Camino de un recado con mi hija de cinco años. De noche. Julia va suelta por la acera, yo escucho una voz potente detrás, en un idioma que no reconozco. Instintivamente acerco un poco a Julia a mi cuerpo. Sin más.
-“Señor no, por favor, racismo no”.
-Estoy confuso, ni siquiera sabía que mi gesto había entablado comunicación alguna, mucho menos aún que podría haber molestado a alguien.
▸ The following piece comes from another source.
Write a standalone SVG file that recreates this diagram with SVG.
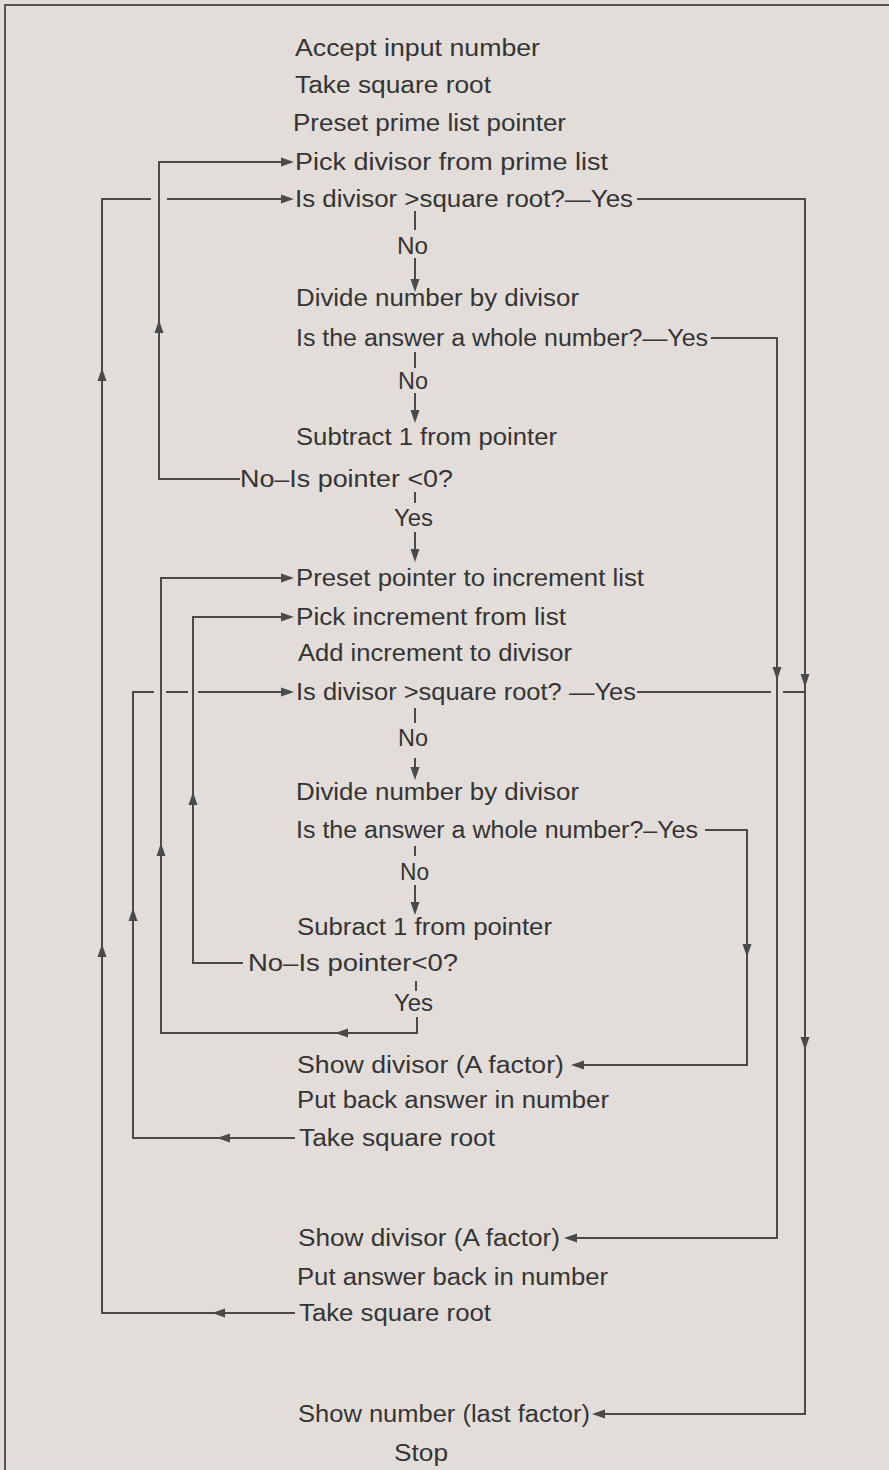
<svg xmlns="http://www.w3.org/2000/svg" xmlns:xlink="http://www.w3.org/1999/xlink" width="889" height="1470" viewBox="0 0 889 1470">
<style>
.t{font-family:"Liberation Sans",Arial,Helvetica,sans-serif;font-size:23px;fill:#343434;}
.c{fill:none;stroke:#4a4a4a;stroke-width:2;}
.ah{fill:#4a4a4a;}
.frame{fill:none;stroke:#555;stroke-width:2;}
</style>
<defs>
<path id="tri" class="ah" d="M0,0 L-13,-4.5 L-13,4.5 Z"/>
</defs>
<rect x="0" y="0" width="889" height="1470" fill="#e3ddd9"/>
<path class="frame" d="M5,1470 V5 H889"/>

<g id="connectors">
<!-- prime list loop -->
<path class="c" d="M240,479 H159 V162 H285"/>
<use xlink:href="#tri" transform="translate(294,162)"/>
<use xlink:href="#tri" transform="translate(159,320) rotate(-90)"/>
<path class="c" d="M295,1313 H102 V199 H151"/>
<path class="c" d="M167,199 H285"/>
<use xlink:href="#tri" transform="translate(294,199)"/>
<use xlink:href="#tri" transform="translate(102,368) rotate(-90)"/>
<use xlink:href="#tri" transform="translate(102,944) rotate(-90)"/>
<use xlink:href="#tri" transform="translate(212,1313) rotate(180)"/>
<!-- No from first test -->
<path class="c" d="M415,211 V230"/>
<path class="c" d="M415,258 V283"/>
<use xlink:href="#tri" transform="translate(415,292) rotate(90)"/>
<!-- Yes from first test -->
<path class="c" d="M637,199 H805 V1414 H600"/>
<use xlink:href="#tri" transform="translate(805,687) rotate(90)"/>
<use xlink:href="#tri" transform="translate(805,1050) rotate(90)"/>
<use xlink:href="#tri" transform="translate(592,1414) rotate(180)"/>
<!-- whole number 1 -->
<path class="c" d="M415,352 V368"/>
<path class="c" d="M415,393 V414"/>
<use xlink:href="#tri" transform="translate(415,423) rotate(90)"/>
<path class="c" d="M711,338 H777 V1238 H573"/>
<use xlink:href="#tri" transform="translate(777,680) rotate(90)"/>
<use xlink:href="#tri" transform="translate(564,1238) rotate(180)"/>
<!-- pointer test 1 -->
<path class="c" d="M415,492 V503"/>
<path class="c" d="M415,532 V553"/>
<use xlink:href="#tri" transform="translate(415,562) rotate(90)"/>

<!-- increment loop -->
<path class="c" d="M417,1017 V1033 H161 V578 H285"/>
<use xlink:href="#tri" transform="translate(294,578)"/>
<use xlink:href="#tri" transform="translate(335,1033) rotate(180)"/>
<use xlink:href="#tri" transform="translate(161,843) rotate(-90)"/>
<path class="c" d="M243,963 H193 V617 H285"/>
<use xlink:href="#tri" transform="translate(294,617)"/>
<use xlink:href="#tri" transform="translate(193,792) rotate(-90)"/>
<path class="c" d="M295,1138 H133 V692 H154"/>
<path class="c" d="M166,692 H188"/>
<path class="c" d="M198,692 H285"/>
<use xlink:href="#tri" transform="translate(294,692)"/>
<use xlink:href="#tri" transform="translate(217,1138) rotate(180)"/>
<use xlink:href="#tri" transform="translate(133,908) rotate(-90)"/>
<!-- second test -->
<path class="c" d="M415,708 V723"/>
<path class="c" d="M415,758 V771"/>
<use xlink:href="#tri" transform="translate(415,780) rotate(90)"/>
<path class="c" d="M637,692 H771"/>
<path class="c" d="M783,692 H805"/>
<!-- whole number 2 -->
<path class="c" d="M415,846 V856"/>
<path class="c" d="M415,885 V906"/>
<use xlink:href="#tri" transform="translate(415,915) rotate(90)"/>
<path class="c" d="M705,830 H747 V1065 H580"/>
<use xlink:href="#tri" transform="translate(747,957) rotate(90)"/>
<use xlink:href="#tri" transform="translate(571,1065) rotate(180)"/>
<!-- pointer test 2 -->
<path class="c" d="M416,981 V991"/>
</g>

<g id="n1"><text class="t" x="295" y="56" textLength="245" lengthAdjust="spacingAndGlyphs">Accept input number</text></g>
<g id="n2"><text class="t" x="295" y="93" textLength="196" lengthAdjust="spacingAndGlyphs">Take square root</text></g>
<g id="n3"><text class="t" x="293" y="131" textLength="273" lengthAdjust="spacingAndGlyphs">Preset prime list pointer</text></g>
<g id="n4"><text class="t" x="295" y="170" textLength="313" lengthAdjust="spacingAndGlyphs">Pick divisor from prime list</text></g>
<g id="n5"><text class="t" x="295" y="207" textLength="338" lengthAdjust="spacingAndGlyphs">Is divisor &gt;square root?—Yes</text></g>
<g id="l1"><text class="t" x="397" y="254" textLength="31" lengthAdjust="spacingAndGlyphs">No</text></g>
<g id="n6"><text class="t" x="296" y="306" textLength="283" lengthAdjust="spacingAndGlyphs">Divide number by divisor</text></g>
<g id="n7"><text class="t" x="296" y="346" textLength="412" lengthAdjust="spacingAndGlyphs">Is the answer a whole number?—Yes</text></g>
<g id="l2"><text class="t" x="398" y="389" textLength="30" lengthAdjust="spacingAndGlyphs">No</text></g>
<g id="n8"><text class="t" x="296" y="445" textLength="261" lengthAdjust="spacingAndGlyphs">Subtract 1 from pointer</text></g>
<g id="n9"><text class="t" x="240" y="487" textLength="213" lengthAdjust="spacingAndGlyphs">No–Is pointer &lt;0?</text></g>
<g id="l3"><text class="t" x="394" y="526" textLength="39" lengthAdjust="spacingAndGlyphs">Yes</text></g>
<g id="n10"><text class="t" x="296" y="586" textLength="348" lengthAdjust="spacingAndGlyphs">Preset pointer to increment list</text></g>
<g id="n11"><text class="t" x="296" y="625" textLength="270" lengthAdjust="spacingAndGlyphs">Pick increment from list</text></g>
<g id="n12"><text class="t" x="298" y="661" textLength="274" lengthAdjust="spacingAndGlyphs">Add increment to divisor</text></g>
<g id="n13"><text class="t" x="296" y="700" textLength="340" lengthAdjust="spacingAndGlyphs">Is divisor &gt;square root? —Yes</text></g>
<g id="l4"><text class="t" x="398" y="746" textLength="30" lengthAdjust="spacingAndGlyphs">No</text></g>
<g id="n14"><text class="t" x="296" y="800" textLength="283" lengthAdjust="spacingAndGlyphs">Divide number by divisor</text></g>
<g id="n15"><text class="t" x="296" y="838" textLength="402" lengthAdjust="spacingAndGlyphs">Is the answer a whole number?–Yes</text></g>
<g id="l5"><text class="t" x="400" y="880" textLength="29" lengthAdjust="spacingAndGlyphs">No</text></g>
<g id="n16"><text class="t" x="297" y="935" textLength="255" lengthAdjust="spacingAndGlyphs">Subract 1 from pointer</text></g>
<g id="n17"><text class="t" x="248" y="971" textLength="210" lengthAdjust="spacingAndGlyphs">No–Is pointer&lt;0?</text></g>
<g id="l6"><text class="t" x="394" y="1011" textLength="39" lengthAdjust="spacingAndGlyphs">Yes</text></g>
<g id="n18"><text class="t" x="297" y="1073" textLength="267" lengthAdjust="spacingAndGlyphs">Show divisor (A factor)</text></g>
<g id="n19"><text class="t" x="297" y="1108" textLength="312" lengthAdjust="spacingAndGlyphs">Put back answer in number</text></g>
<g id="n20"><text class="t" x="299" y="1146" textLength="196" lengthAdjust="spacingAndGlyphs">Take square root</text></g>
<g id="n21"><text class="t" x="298" y="1246" textLength="262" lengthAdjust="spacingAndGlyphs">Show divisor (A factor)</text></g>
<g id="n22"><text class="t" x="297" y="1285" textLength="311" lengthAdjust="spacingAndGlyphs">Put answer back in number</text></g>
<g id="n23"><text class="t" x="299" y="1321" textLength="192" lengthAdjust="spacingAndGlyphs">Take square root</text></g>
<g id="n24"><text class="t" x="298" y="1422" textLength="292" lengthAdjust="spacingAndGlyphs">Show number (last factor)</text></g>
<g id="n25"><text class="t" x="394" y="1461" textLength="54" lengthAdjust="spacingAndGlyphs">Stop</text></g>
</svg>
- El, árabe, me explica que “lo de París” nada tiene que ver con los suyos, yo trato de indicarle que en absoluto pienso eso, y que lamento mucho si le he hecho sentir mal de alguna forma. Conversamos unos minutos con intercambio, me temo, algo errática, y acabamos dándonos un abrazo en la acera de los pares de Bravo Murillo. Sonreímos amistosos. Me pide que “eduque a la niña lejos del racismo”. Asiento, claro.
Aún así, creo que ninguno de los dos nos vamos del todo satisfechos.
Es posible ¿por qué no? que cayera en un tic racista. Me parece que nadie está libre de ello. No lo sé. Pero lo importante aquí no es si yo encontré con una mancha en mi bonito constructo de persona intachable, lo importante es ÉL, porque él era la condensación de un clima de islamofobia que corre el peligro de tornar en tóxico.